Stated goal ▸
Print, please, exactly and only the lines between the line holding "Write the matplotlib code for this chart." and the line holding "ax = fig.add_axes([0, 0, 1, 1])", inclusive, omitting any pictures.

┄┄┄┄┄┄┄┄┄┄

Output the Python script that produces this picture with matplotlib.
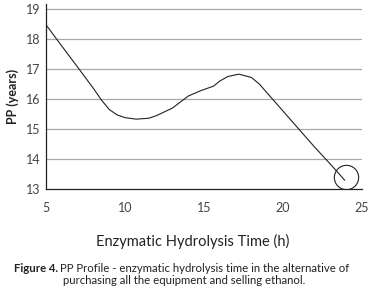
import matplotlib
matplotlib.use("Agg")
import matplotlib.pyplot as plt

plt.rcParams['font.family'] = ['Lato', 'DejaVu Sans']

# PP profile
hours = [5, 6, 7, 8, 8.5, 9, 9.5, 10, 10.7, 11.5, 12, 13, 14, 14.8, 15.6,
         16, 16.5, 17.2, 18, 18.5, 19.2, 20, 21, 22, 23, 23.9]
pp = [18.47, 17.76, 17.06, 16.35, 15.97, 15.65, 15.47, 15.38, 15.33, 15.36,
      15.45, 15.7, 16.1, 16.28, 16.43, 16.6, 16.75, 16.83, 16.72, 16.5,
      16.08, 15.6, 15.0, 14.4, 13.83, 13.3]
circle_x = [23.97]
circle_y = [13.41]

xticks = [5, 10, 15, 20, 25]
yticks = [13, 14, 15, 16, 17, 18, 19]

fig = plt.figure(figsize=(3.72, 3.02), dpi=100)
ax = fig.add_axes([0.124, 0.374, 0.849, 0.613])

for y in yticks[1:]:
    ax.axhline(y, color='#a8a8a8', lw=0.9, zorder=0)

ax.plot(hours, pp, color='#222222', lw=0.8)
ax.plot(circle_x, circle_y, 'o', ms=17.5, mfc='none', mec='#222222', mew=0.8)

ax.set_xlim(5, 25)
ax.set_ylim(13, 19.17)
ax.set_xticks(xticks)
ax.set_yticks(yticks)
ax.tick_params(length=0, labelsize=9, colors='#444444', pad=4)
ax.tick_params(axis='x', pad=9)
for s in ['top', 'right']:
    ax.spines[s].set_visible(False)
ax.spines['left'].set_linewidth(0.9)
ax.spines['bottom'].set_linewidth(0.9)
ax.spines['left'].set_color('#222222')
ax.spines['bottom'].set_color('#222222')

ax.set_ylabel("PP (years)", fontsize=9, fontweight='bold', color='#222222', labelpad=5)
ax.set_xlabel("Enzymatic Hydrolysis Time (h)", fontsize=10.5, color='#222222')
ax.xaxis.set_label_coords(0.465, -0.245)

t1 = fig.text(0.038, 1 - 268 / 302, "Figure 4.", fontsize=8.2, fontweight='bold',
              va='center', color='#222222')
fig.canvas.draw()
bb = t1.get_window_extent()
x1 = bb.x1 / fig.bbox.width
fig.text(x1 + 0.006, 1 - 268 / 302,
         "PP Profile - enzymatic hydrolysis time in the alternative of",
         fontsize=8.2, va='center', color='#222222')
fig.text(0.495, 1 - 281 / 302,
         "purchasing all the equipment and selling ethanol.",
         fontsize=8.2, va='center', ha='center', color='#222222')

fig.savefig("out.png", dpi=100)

┄┄┄┄┄┄┄┄┄┄

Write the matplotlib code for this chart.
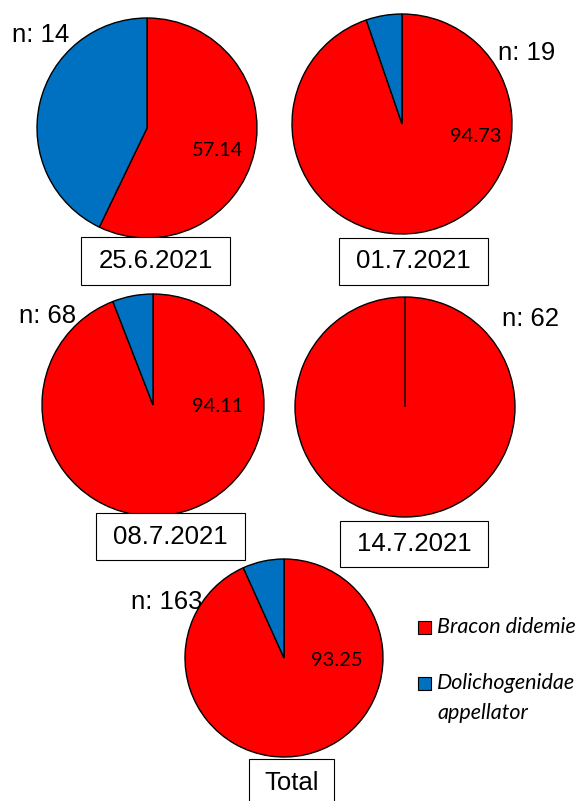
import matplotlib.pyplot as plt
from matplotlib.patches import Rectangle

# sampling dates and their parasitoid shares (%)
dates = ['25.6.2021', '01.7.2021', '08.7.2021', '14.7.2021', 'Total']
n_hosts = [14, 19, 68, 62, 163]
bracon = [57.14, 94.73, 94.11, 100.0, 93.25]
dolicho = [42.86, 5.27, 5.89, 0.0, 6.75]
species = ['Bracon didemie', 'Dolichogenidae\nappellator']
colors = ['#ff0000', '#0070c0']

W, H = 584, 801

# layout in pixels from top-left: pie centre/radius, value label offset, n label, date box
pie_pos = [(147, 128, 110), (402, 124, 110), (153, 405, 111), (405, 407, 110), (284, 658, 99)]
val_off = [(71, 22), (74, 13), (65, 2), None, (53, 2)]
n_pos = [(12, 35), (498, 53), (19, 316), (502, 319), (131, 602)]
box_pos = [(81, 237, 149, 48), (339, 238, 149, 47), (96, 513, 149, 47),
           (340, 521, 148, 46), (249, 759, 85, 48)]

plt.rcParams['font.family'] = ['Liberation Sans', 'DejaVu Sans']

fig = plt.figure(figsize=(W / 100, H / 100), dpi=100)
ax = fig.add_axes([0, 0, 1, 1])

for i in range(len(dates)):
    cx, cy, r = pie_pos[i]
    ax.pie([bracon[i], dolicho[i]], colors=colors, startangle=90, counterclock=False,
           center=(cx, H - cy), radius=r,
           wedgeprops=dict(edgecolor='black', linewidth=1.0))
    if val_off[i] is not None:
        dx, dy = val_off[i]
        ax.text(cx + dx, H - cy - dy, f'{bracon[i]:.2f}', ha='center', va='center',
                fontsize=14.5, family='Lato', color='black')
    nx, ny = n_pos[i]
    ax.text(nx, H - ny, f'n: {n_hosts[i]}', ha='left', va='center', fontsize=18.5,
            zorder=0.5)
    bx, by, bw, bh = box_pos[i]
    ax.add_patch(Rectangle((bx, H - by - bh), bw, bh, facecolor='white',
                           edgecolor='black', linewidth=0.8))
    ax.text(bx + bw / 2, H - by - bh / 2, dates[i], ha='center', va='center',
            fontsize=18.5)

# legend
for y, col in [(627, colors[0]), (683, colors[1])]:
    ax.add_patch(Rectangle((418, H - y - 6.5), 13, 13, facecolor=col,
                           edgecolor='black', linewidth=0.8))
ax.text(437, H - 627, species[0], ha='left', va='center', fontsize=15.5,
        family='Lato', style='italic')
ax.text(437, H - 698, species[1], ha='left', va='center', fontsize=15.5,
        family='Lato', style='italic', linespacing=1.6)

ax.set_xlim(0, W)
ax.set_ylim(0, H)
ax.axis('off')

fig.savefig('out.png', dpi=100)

┄┄┄┄┄┄┄┄┄┄

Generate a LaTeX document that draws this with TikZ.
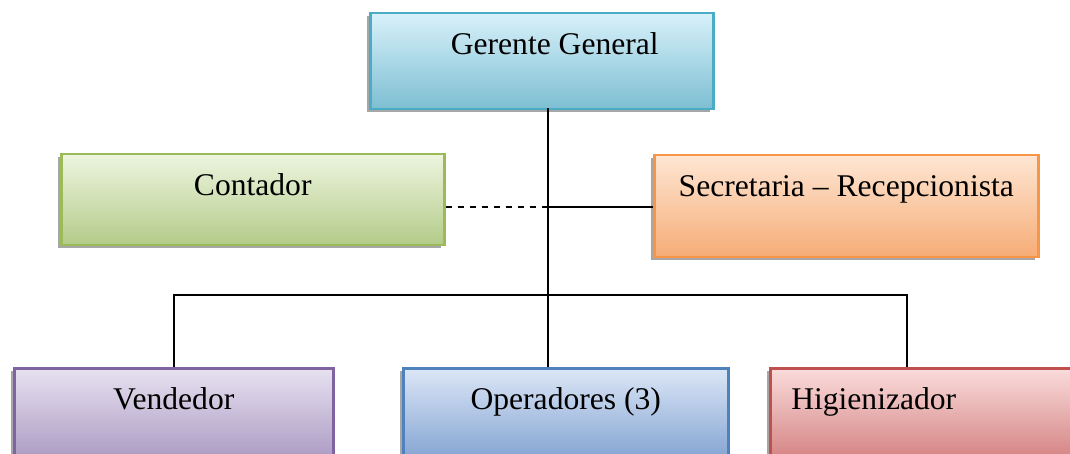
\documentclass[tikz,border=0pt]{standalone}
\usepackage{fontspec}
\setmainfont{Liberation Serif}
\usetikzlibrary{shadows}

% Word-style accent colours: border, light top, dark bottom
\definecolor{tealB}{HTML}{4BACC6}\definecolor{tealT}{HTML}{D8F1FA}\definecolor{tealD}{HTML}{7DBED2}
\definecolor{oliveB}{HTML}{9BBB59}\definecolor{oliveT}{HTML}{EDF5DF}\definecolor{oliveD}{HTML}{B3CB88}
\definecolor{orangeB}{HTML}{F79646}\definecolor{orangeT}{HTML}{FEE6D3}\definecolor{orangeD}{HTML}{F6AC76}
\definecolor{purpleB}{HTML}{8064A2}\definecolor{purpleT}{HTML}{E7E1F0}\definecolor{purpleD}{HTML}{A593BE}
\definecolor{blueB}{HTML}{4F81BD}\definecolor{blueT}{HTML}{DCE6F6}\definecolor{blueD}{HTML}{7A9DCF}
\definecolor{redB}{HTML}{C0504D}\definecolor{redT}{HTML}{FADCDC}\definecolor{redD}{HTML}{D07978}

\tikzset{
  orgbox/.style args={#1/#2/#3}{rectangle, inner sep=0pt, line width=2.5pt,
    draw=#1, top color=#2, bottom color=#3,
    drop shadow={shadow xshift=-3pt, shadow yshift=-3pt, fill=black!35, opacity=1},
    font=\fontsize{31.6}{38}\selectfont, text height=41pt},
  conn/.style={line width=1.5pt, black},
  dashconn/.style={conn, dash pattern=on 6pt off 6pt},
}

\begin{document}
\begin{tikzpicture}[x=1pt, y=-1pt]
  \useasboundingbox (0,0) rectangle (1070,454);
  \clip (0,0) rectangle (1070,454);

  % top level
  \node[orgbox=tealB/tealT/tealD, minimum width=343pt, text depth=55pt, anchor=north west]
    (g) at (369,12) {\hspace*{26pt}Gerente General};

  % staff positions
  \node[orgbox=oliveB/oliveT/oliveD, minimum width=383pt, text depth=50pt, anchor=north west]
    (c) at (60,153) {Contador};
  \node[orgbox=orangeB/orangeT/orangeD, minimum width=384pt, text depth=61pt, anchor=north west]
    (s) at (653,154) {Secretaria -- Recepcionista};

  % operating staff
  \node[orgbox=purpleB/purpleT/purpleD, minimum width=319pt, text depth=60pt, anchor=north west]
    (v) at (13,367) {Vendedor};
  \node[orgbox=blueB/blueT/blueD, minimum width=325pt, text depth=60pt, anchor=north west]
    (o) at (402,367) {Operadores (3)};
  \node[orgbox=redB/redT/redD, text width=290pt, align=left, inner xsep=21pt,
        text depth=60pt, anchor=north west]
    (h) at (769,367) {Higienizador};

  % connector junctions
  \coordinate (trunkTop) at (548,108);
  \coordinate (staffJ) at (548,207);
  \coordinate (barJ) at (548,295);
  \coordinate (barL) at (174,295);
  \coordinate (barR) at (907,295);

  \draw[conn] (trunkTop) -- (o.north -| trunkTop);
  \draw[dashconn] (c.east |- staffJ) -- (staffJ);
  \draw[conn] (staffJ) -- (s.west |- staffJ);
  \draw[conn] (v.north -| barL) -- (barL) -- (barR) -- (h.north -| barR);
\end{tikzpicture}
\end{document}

┄┄┄┄┄┄┄┄┄┄

Response to this task ▸
Write the matplotlib code for this chart.
import matplotlib.pyplot as plt
from matplotlib.patches import Rectangle

# sampling dates and their parasitoid shares (%)
dates = ['25.6.2021', '01.7.2021', '08.7.2021', '14.7.2021', 'Total']
n_hosts = [14, 19, 68, 62, 163]
bracon = [57.14, 94.73, 94.11, 100.0, 93.25]
dolicho = [42.86, 5.27, 5.89, 0.0, 6.75]
species = ['Bracon didemie', 'Dolichogenidae\nappellator']
colors = ['#ff0000', '#0070c0']

W, H = 584, 801

# layout in pixels from top-left: pie centre/radius, value label offset, n label, date box
pie_pos = [(147, 128, 110), (402, 124, 110), (153, 405, 111), (405, 407, 110), (284, 658, 99)]
val_off = [(71, 22), (74, 13), (65, 2), None, (53, 2)]
n_pos = [(12, 35), (498, 53), (19, 316), (502, 319), (131, 602)]
box_pos = [(81, 237, 149, 48), (339, 238, 149, 47), (96, 513, 149, 47),
           (340, 521, 148, 46), (249, 759, 85, 48)]

plt.rcParams['font.family'] = ['Liberation Sans', 'DejaVu Sans']

fig = plt.figure(figsize=(W / 100, H / 100), dpi=100)
ax = fig.add_axes([0, 0, 1, 1])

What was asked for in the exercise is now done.